Every year, I say that I want to make something elaborate for Mardi Gras—a king cake or jambalaya or étouffée (which my computer just tried to auto-correct as “toupee”)—but I usually miss my chance because I’m tied up making things for Super Bowl or Valentine’s Day. As much as I try, I simply can’t do everything at once.

But because Easter has a floating date (blame it on the moon), so does Ash Wednesday and so does Mardi Gras—and as luck would have it, I have had a little free time after Super Bowl to get my act together in time for this year’s Mardi Gras, which will be March 1. Frankly, I wonder whether I am qualified to make something as traditional as a king cake, given that I have never actually been to New Orleans. I do make a good gumbo, and there was that jambalaya deep-dish pizza last year that was pretty awesome, but I am not prone to do too many repeats, and my craving for a dessert was getting the better of me.

And that’s how this Bananas Foster ice cream came to be.
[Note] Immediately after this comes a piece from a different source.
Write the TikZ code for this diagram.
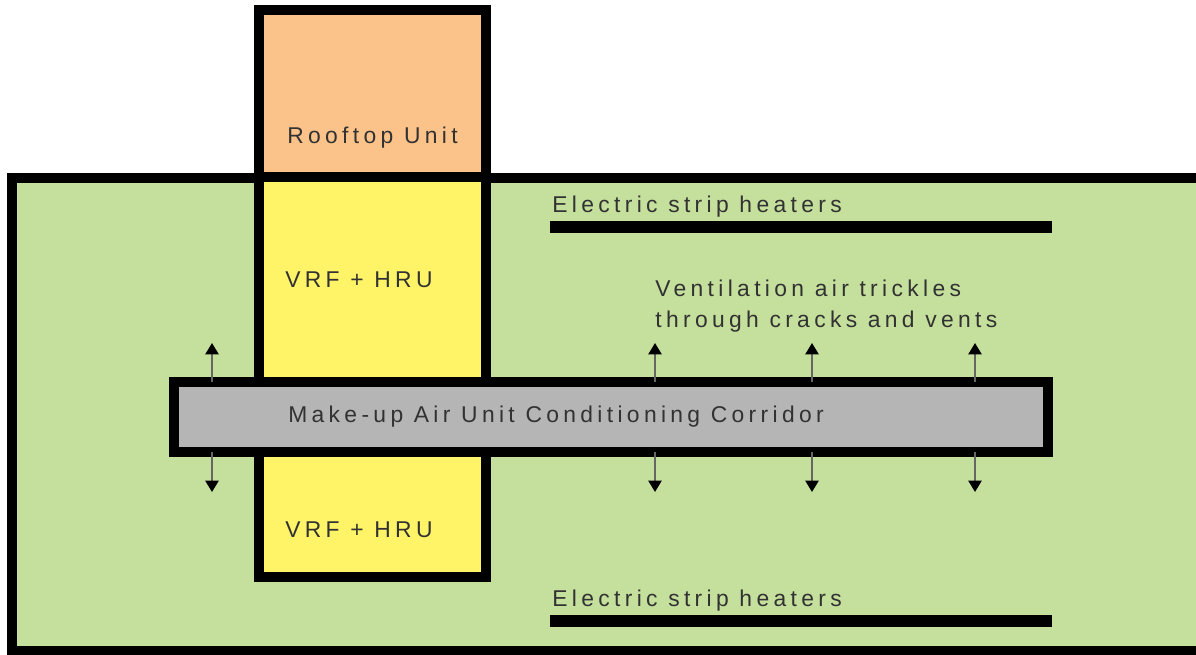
\documentclass[tikz,border=0pt]{standalone}
\usepackage{fontspec}
\setmainfont{Liberation Sans}
\newfontfamily\trackedfont[LetterSpace=19]{Liberation Sans}
\usepackage{tikz}
\usetikzlibrary{calc, arrows.meta}

\definecolor{roofcol}{RGB}{251,195,137}
\definecolor{vrfcol}{RGB}{255,243,104}
\definecolor{zonecol}{RGB}{197,223,157}
\definecolor{corrcol}{RGB}{181,181,181}
\definecolor{txtcol}{RGB}{50,50,50}

\tikzset{
  wall/.style={draw=black, line width=5.2pt},
  heater/.style={line width=6.5pt},
  lbl/.style={font=\trackedfont\fontsize{13}{18}\selectfont, text=txtcol, inner sep=0pt, anchor=west},
  vent/.style={line width=1.2pt, draw=black!60, -{Triangle[length=6.5pt,width=7.5pt,color=black]}}
}

\begin{document}
\begin{tikzpicture}[x=0.02cm, y=-0.02cm]
                \clip (0,0) rectangle (1196,655);
                \fill[white] (0,0) rectangle (1196,655);
                \coordinate (Z1) at (12,178);
                \coordinate (Z2) at (1222,651);
                \coordinate (R1) at (259,10);
                \coordinate (R2) at (486,177);
                \coordinate (V2) at (486,577);
                \coordinate (C1) at (174,382);
                \coordinate (C2) at (1048,452);
                \draw[wall, fill=zonecol] (Z1) rectangle (Z2);
                \draw[wall, fill=vrfcol] (R1 |- R2) rectangle (V2);
                \draw[wall, fill=roofcol] (R1) rectangle (R2);
                \draw[wall, fill=corrcol] (C1) rectangle (C2);
                \draw[heater] (550,227) -- (1052,227);
                \draw[heater] (550,621) -- (1052,621);
                \foreach \x [count=\i] in {212,655,812,975} {
                  \coordinate (up\i) at (\x,343);
                  \coordinate (dn\i) at (\x,492);
                  \draw[vent] (C1 -| up\i) -- (up\i);
                  \draw[vent] (C2 -| dn\i) -- (dn\i);
                }
                \node[lbl] (roof) at (287,138) {Rooftop Unit};
                \node[lbl] (vrfA) at (285,280) {VRF + HRU};
                \node[lbl] (vrfB) at (285,530) {VRF + HRU};
                \node[lbl] (corr) at (288,417) {Make-up Air Unit Conditioning Corridor};
                \node[lbl] (heatA) at (552,207) {Electric strip heaters};
                \node[lbl] (heatB) at (552,601) {Electric strip heaters};
                \node[lbl, align=left] (trickle) at (655,306) {Ventilation air trickles\\through cracks and vents};
            \end{tikzpicture}
\end{document}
The Bananas Foster swirl is very prominent and so flavorful.

Bananas Foster is a decadently sweet dessert, native to New Orleans. The traditional recipe involves flaming rum-soaked syrup including brown sugar, cinnamon and butter—all spooned over caramelized bananas and served with a scoop of creamy vanilla ice cream. In a previous season of my life, I experienced the pure joy of having Bananas Foster prepared tableside, and those flavors never quite cleared my imagination. It was all at once tropical, sweet, warm, cold, sensual, creamy, boozy and flat-out amazing. What could possibly go wrong, I thought, in skipping the flambé and just adapting that whole mix into an ice cream?

For the richness factor, I started with my go-to custard base for the ice cream, but I used brown sugar rather than white to lay a foundation of warm, molasses-y flavor. I caramelized a couple of ripe, mashed bananas into a mixture of brown sugar, butter, cinnamon and freshly grated nutmeg, then I poured in a shot of aged dark rum from Jamaica (the same rum I used recently in those “air fryer” jerk wings). Both components got an overnight chill, and then I froze the ice cream and layered in the bananas foster filling the next day.
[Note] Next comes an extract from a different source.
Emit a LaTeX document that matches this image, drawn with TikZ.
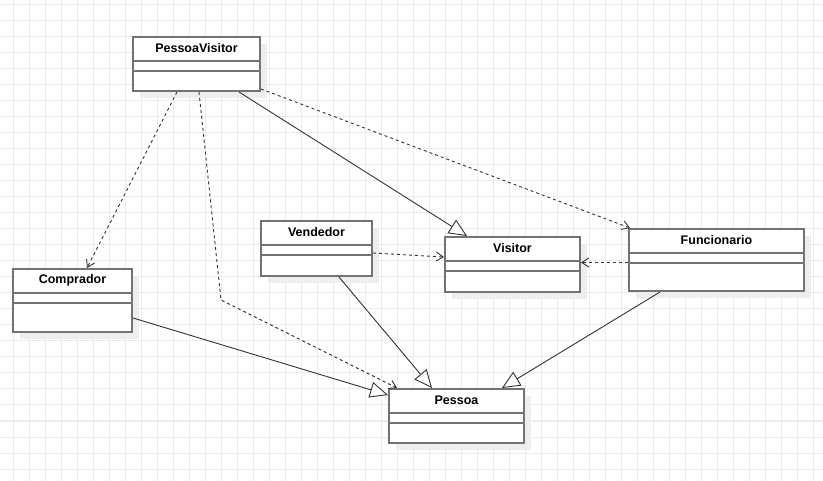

One of these days, I’ll get to New Orleans to celebrate Mardi Gras properly. Until then, I’ll just put on some beads and some zydeco music and enjoy another scoop of this frozen delight.
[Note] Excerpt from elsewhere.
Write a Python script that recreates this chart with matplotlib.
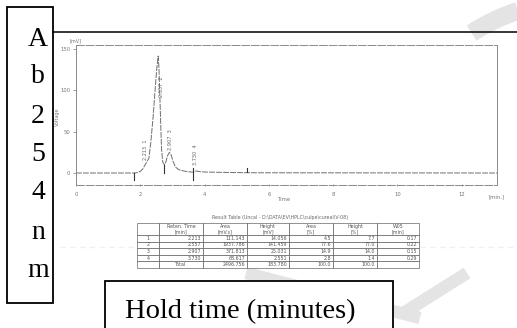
import numpy as np
import matplotlib.pyplot as plt
from matplotlib.patches import Rectangle
from matplotlib.table import Table

# integrator report
peak_no = [1, 2, 3, 4]
ret_time = [2.213, 2.557, 2.907, 3.730]
area = [111.143, 1937.786, 371.813, 68.617]
height = [14.056, 141.459, 25.031, 2.551]
area_pct = [4.5, 77.6, 14.9, 2.8]
height_pct = [7.7, 77.0, 14.0, 1.4]
w05 = [0.17, 0.22, 0.15, 0.29]
total_area = 2496.756
total_height = 183.780
total_area_pct = 100.0
total_height_pct = 100.0

# detector trace between the peak maxima (min, mV)
trace_t = [0.0, 1.81, 1.90, 2.00, 2.08, 2.15, 2.27, 2.33, 2.40, 2.46, 2.51,
           2.58, 2.62, 2.66, 2.70, 2.75, 2.80, 2.85, 2.96, 3.02, 3.10, 3.20,
           3.35, 3.50, 3.65, 3.82, 4.00, 4.50, 5.50, 13.1]
trace_mv = [0.0, 0.0, 0.5, 2.0, 5.0, 10.0, 18.0, 38.0, 68.0, 100.0, 125.0,
            128.0, 80.0, 30.0, 13.0, 10.0, 14.0, 21.0, 22.0, 14.0, 7.0, 4.0,
            2.5, 1.5, 1.0, 1.8, 1.2, 0.8, 0.3, 0.0]

# integration marks: time, lower and upper end (mV)
mark_t = [1.81, 2.75, 3.65, 5.33]
mark_lo = [-8, 0, -8, 1]
mark_hi = [0, 10, 6, 6]

x_ticks = [0, 2, 4, 6, 8, 10, 12]
y_ticks = [0, 50, 100, 150]
side_letters = list("Ab254nm")

W, H = 517, 328
fig = plt.figure(figsize=(W / 100, H / 100), dpi=100)

# full-page layer in pixel units for boxes and page decoration
bg = fig.add_axes([0, 0, 1, 1])
bg.set_xlim(0, W)
bg.set_ylim(H, 0)
bg.axis('off')

# faint background marks of the page
a = np.radians(np.linspace(104, 123, 40))
bg.plot(580 + 199 * np.cos(a), 200 - 199 * np.sin(a), color='#e4e4e4', lw=13,
        solid_capstyle='butt', zorder=0)
bg.plot([246, 420], [273, 318], color='#e4e4e4', lw=9, solid_capstyle='butt', zorder=0)
bg.plot([405, 467], [312, 273], color='#e4e4e4', lw=9, solid_capstyle='butt', zorder=0)
bg.plot([60, 135], [247, 247], color='#f0f0f0', lw=1, ls=(0, (4, 3)), zorder=0)
bg.plot([420, 517], [247, 247], color='#f0f0f0', lw=1, ls=(0, (4, 3)), zorder=0)

bg.plot([53, W], [32, 32], color='black', lw=1.1, zorder=2)
bg.add_patch(Rectangle((7, 7), 46, 296, fill=False, ec='black', lw=1.3, zorder=3))
for ch, yb in zip(side_letters, [46, 83, 123, 161, 199, 239, 277]):
    bg.text(38, yb, ch, family='Liberation Serif', fontsize=20, ha='center',
            va='baseline', zorder=3)

bg.add_patch(Rectangle((105, 281), 288, 60, fc='white', ec='black', lw=1.3,
                       zorder=3, clip_on=False))
bg.text(125, 318, 'Hold time (minutes)', family='Liberation Serif', fontsize=20.5,
        ha='left', va='baseline', zorder=4)

# chromatogram
ax = fig.add_axes([76 / W, 1 - 185 / H, 421 / W, 140 / H])
ax.set_facecolor('none')
t = np.array(trace_t + ret_time)
mv = np.array(trace_mv + height)
order = np.argsort(t)
ax.plot(t[order], mv[order], color='#6e6e6e', lw=0.7, ls=(0, (6, 1.2)))
for xm, lo, hi in zip(mark_t, mark_lo, mark_hi):
    ax.plot([xm, xm], [lo, hi], color='#333333', lw=0.8)

label_dx = [-0.04, 0.09, 0.03, -0.02]
label_y = [16, 92, 28, 10]
for n, rt, dx, yl in zip(peak_no, ret_time, label_dx, label_y):
    ax.text(rt + dx, yl, f'{rt:.3f}  {n}', rotation=90, fontsize=3.6,
            color='#666666', ha='center', va='bottom')

ax.set_xlim(0, 13.1)
ax.set_ylim(-14.5, 154.8)
ax.set_xticks(x_ticks)
ax.set_yticks(y_ticks)
ax.tick_params(axis='both', labelsize=3.8, colors='#777777', length=2, width=0.5, pad=2)
ax.tick_params(axis='x', direction='inout', pad=4)
for side in ['top', 'bottom']:
    ax.spines[side].set_linestyle((0, (8, 2)))
for side in ax.spines:
    ax.spines[side].set_color('#8a8a8a')
    ax.spines[side].set_linewidth(0.7)
ax.text(0, 1.015, '[mV]', transform=ax.transAxes, fontsize=3.5, color='#777777',
        ha='center', va='bottom')
ax.text(-0.045, 0.49, 'Voltage', transform=ax.transAxes, fontsize=3.5, color='#777777',
        rotation=90, ha='center', va='center')
ax.text(0.496, -0.107, 'Time', transform=ax.transAxes, fontsize=3.8, color='#777777',
        ha='center', va='center')
ax.text(0.979, -0.086, '[min.]', transform=ax.transAxes, fontsize=3.8, color='#777777',
        ha='left', va='center')

# result table
fig.text(280 / W, 1 - 218 / H,
         r'Result Table (Uncal - D:\DATA\EV\HPLC\culpe\cureal\V-08)',
         fontsize=3.4, color='#666666', ha='center', va='center')
tax = fig.add_axes([137 / W, 1 - 268 / H, 282 / W, 45 / H])
tax.axis('off')
tbl = Table(tax, bbox=[0, 0, 1, 1])
col_w = [22, 44, 44, 42, 44, 44, 42]
header = ['', 'Reten. Time\n[min]', 'Area\n[mV.s]', 'Height\n[mV]', 'Area\n[%]',
          'Height\n[%]', 'W05\n[min]']
rows = [[str(n), f'{rt:.3f}', f'{ar:.3f}', f'{ht:.3f}', f'{ap:.1f}', f'{hp:.1f}', f'{w:.2f}']
        for n, rt, ar, ht, ap, hp, w in zip(peak_no, ret_time, area, height,
                                             area_pct, height_pct, w05)]
rows.append(['', 'Total', f'{total_area:.3f}', f'{total_height:.3f}',
             f'{total_area_pct:.1f}', f'{total_height_pct:.1f}', ''])
for c, (w, txt) in enumerate(zip(col_w, header)):
    tbl.add_cell(0, c, width=w, height=12, text=txt, loc='center')
for r, row in enumerate(rows, start=1):
    for c, (w, txt) in enumerate(zip(col_w, row)):
        loc = 'center' if c == 0 or txt == 'Total' else 'right'
        tbl.add_cell(r, c, width=w, height=6.6, text=txt, loc=loc)
tbl.auto_set_font_size(False)
tbl.set_fontsize(3.4)
for cell in tbl.get_celld().values():
    cell.set_edgecolor('#555555')
    cell.set_linewidth(0.45)
    cell.get_text().set_color('#555555')
    cell.PAD = 0.04
tax.add_table(tbl)

fig.savefig('out.png', dpi=100)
Don’t mind me, I’m just having my own private Mardi Gras over here.

Ingredients

1 1/2 cups whole milk

2/3 cup light brown sugar (packed)

3 egg yolks (room temperature is best)

1 1/2 cups heavy cream

Pinch of kosher salt

1 tsp. real vanilla extract

1 Tbsp. vodka or dark rum, optional (added at the end of freezing)

Bananas Foster Swirl

3 Tbsp. salted butter

1/3 cup light or dark brown sugar

3/4 tsp. ground cinnamon

A few shavings whole nutmeg

2 very ripe bananas

1.5 oz. dark rum or spiced rum


Instructions for Custard

Full disclosure: I have made my custard-based ice cream many times, and never had this much trouble with foam. Most of the time, the custard cooks up silky and rich. But I got carried away and whipped my egg yolks too much! The ice cream turned out great, but don’t try to replicate this mistake. 🙂

Place a medium, heavy-bottomed pot over medium heat. Combine milk and brown sugar and cook, stirring frequently, until sugar is fully dissolved and milk is steaming.

Using an electric mixer, lightly whip the egg yolks until they are lighter and somewhat airy. This usually works best with a bit of fine sugar in the bowl, but I skipped that step this time because I was using grainy brown sugar in the recipe.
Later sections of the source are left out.